Moving Backwards In Time

17 06 2008

Only in Hollywood.

The Hollywood Reporter, in an article by Shannon L. Bowen, called “What Women Want,” talks about the organization Women In Film, which is handing out awards this week for… well… great women in filmmaking.

But here was the leading paragraph, excerpted for my sanity:

“Of the 176 nominations for the 80th Annual Academy Awards, 43 (24%) went to women [Norman aside — presumably this includes the Best Ac t… Women In Film celebrated the accomplishments accordingly. [It] threw its first Oscar party in February.

Now, aside from the cliché if Hollywood throwing a party whenever someone sneezes, the truly astounding thing for me about the article is that an organization entitled Women In Film, which I assume represent the 50% of the American population with two X chromosomes, is happy when less than half of that percentage is given awards.

The truly scary thing is a study that accompanied the article, and which you can download from the website of TRACTION — which bills itself as “The magazine for and by women in the ‘industry’.” The study compares the percentage of women in various film professions over the last ten years.  The results are not good.

The chart, which you can see by clicking on its min-version up on the right-hand side of this post, shows that among the six categories — directors, writers, executive producers, producers, editors and cinematographers — not a single one showed an increase in the percentage of women receiving credits on films since 1998. At this stage only 2% of cinematographers are women, 6% of directors, 10% writers, 17% editors, and 14% and 22% were executive producers and producers. This is down anywhere from two to four percent per category since 1998.

What the hell is going on here?

I’ve heard so much about the “democratization of the media” but that seems to be only for men, and white men at that.  In the Digital 100 in the Hollywood Reporter a few weeks ago, you had to dig down to number 20 or so before you found a woman.

Perhaps it is the sample that the Reporter uses — mainstream media (the study I mentioned analyzed crew lists from the top 250 domestic grossing films of 2007). And we shouldn’t be surprised that the mainstream is more sexist.

But, as small as the percentage is, it’s the downward trend that freaks me out.

I look around in the editing world and realize that I’m surrounded by mostly white males. Then I look at the student body at the USC film school which is about 40% women.  Where are they all going to do?  I have had hopes that they would begin to push up the employment numbers, but that doesn’t seem to be happening.

Three weeks ago, I ran a panel at the USC Women in Cinematic Arts on the future of media. One of the panelists mentioned that there are more women in the New York digital world than out here in California. Perhaps that is part of it. We can certainly point to great women editors — Margaret Booth and Dede Allen are legends in the field.  I’ve worked with Lynzee Klingman, an amazingly talented woman who cut HEARTS AND MINDS and a few of Milos Forman’s films.
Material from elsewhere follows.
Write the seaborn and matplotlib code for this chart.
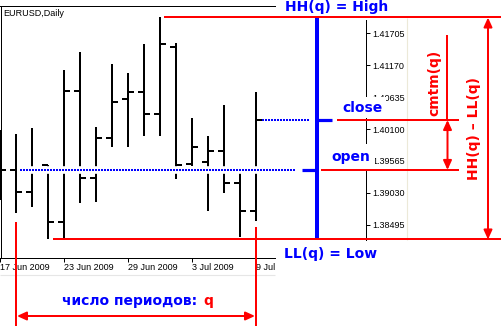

Anne Coates has cut LAWRENCE OF ARABIA and OUT OF SIGHT.  Sally Menke has cut all of Quentin Tarentino’s films, if I remember correctly.

There are a lot of women in television editing (which is not included in the report, consigning television, as well as women in television, to a back room). It doesn’t seem like editing would only have 17% women.  But, obviously, I’m wrong.

How can we move past this, in the political climate today, where people are losing jobs, not making them

I’d like to know.



2 responses

18 06 2008

How could you miss mentioning Thelma Schoonmaker. This Academy Award-winning film editor edited Raging Bull, The Aviator, Goodfellas, The Last Temptation of Christ, The King of Comedy, After Hours, Casino, Gangs of New York and The Departed. (Thanks Wikipedia.)

Okay, the truth is she was the only female editor I could name off the top of my head 😦



18 06 2008

Damn, you are absolutely right. The odd thing is — I had her listed in the notes that I took for the article before I wrote it!

Thelma is an absurdly talented editor who is always extremely generous and innovative (though she always gives the bulk of the credit to her usual collaborator — Martin Scorsese).

Thelma — apologies.

[Though to be honest, I know that there are a number of other woman editors who I was too stupid to include!]